Merrill Lynch, which invested in more than 30 companies last year, reported earnings totaling $874 million, 21% less than its record $1.1 billion in earnings in the first quarter of last year. Merrill’s venture arm didn’t have all losers last year. It does boast strong portfolio companies such as e-education site, Blackboard Inc. and bill payment service Yodlee.com Inc. However, Merrill also dumped money into the VC start-up nightmare Yazam.com.
Mellon Financial Corp., which had an 8% increase per share from the first quarter last year, reporting earnings per share at $0.54, brought in $76 million in revenue from its equity investments. That is a decrease of $27 million from the first quarter of last year. While Mellon Ventures invested conservatively in a handful of successful companies last year, the portfolio companies’ revenue wasn’t enough to keep it even with last year’s mark.
Claire Percarpio, an analyst with Janney Montgomery Scott LLC, said, “Mellon did better than a lot of people expected, the swell didn’t hurt them that bad.” As for Mellon Ventures, “it doesn’t seem to have much in the way of losses or gains. It doesn’t matter that much one way or another.”
Citigroup, which also wisely invested in just a handful of companies, posted lower earnings for the quarter. The New York-based company reported income of $3.66 billion, a 7% decrease from its first quarter 2000 results.
According to its quarterly earnings report, “Income from investment activities was $136 million, a sharp reduction from the exceptionally strong results of the first quarter of 2000,” which brought in $634 million.
Unfortunately for e-Citi, on the very top of its investing list is eLance, a freelance placement company whose co-founder and manager Srinivas Anumolu, was arrested in California at the end of March.
The Securities and Exchange Commission and the U.S. Attorney for the Southern District of New York allege that Anumolu took kickbacks, improper gifts and inappropriate gratuities when he worked at New York Life Insurance Co.
Lehman Brothers, which posted its third highest revenue ever at $1.9 billion, didn’t cite its venture arm’s performance in its earnings report. But, according to our VentureXpert database, Lehman invested in companies that could have potentially kept this quarter from becoming Lehman’s greatest. The investment bank sunk money into Internet losers like iam.com, an agency that placed entertainers until it closed down, and the now defunct print company printnation.com.
J.P. Morgan Chase was down $552 million from last year, reporting this quarter’s income at just over $1.4 billion, which did manage to beat analyst expectations. Its venture arm, J.P. Morgan Partners, brought in only $132 million this quarter for the company, as compared to a whopping $654 million at the same time last year.

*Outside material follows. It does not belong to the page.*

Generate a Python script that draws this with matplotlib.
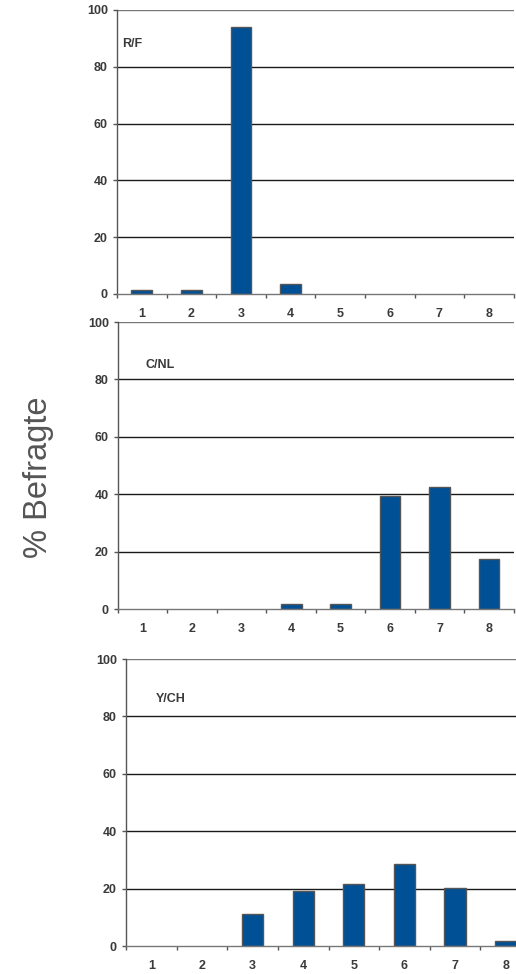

J.P. Morgan Partners, like many of its competitors, cited challenging market conditions and limited exit strategies.
Ken Worthington, an analyst with CIBC World Markets, said in general, banks’ venture arms are lower on the priority list than the banks’ other sources of revenue when it comes to the earnings. “But venture arms did have an impact on earnings this quarter.”
He went on to say, that while companies may be able to drum up revenue from services they offer, investments are harder to play with. However, “the market seems to be making a recovery, especially in the high-tech sector where a lot of investments lie, which will give the banks the potential to sellout, if necessary.”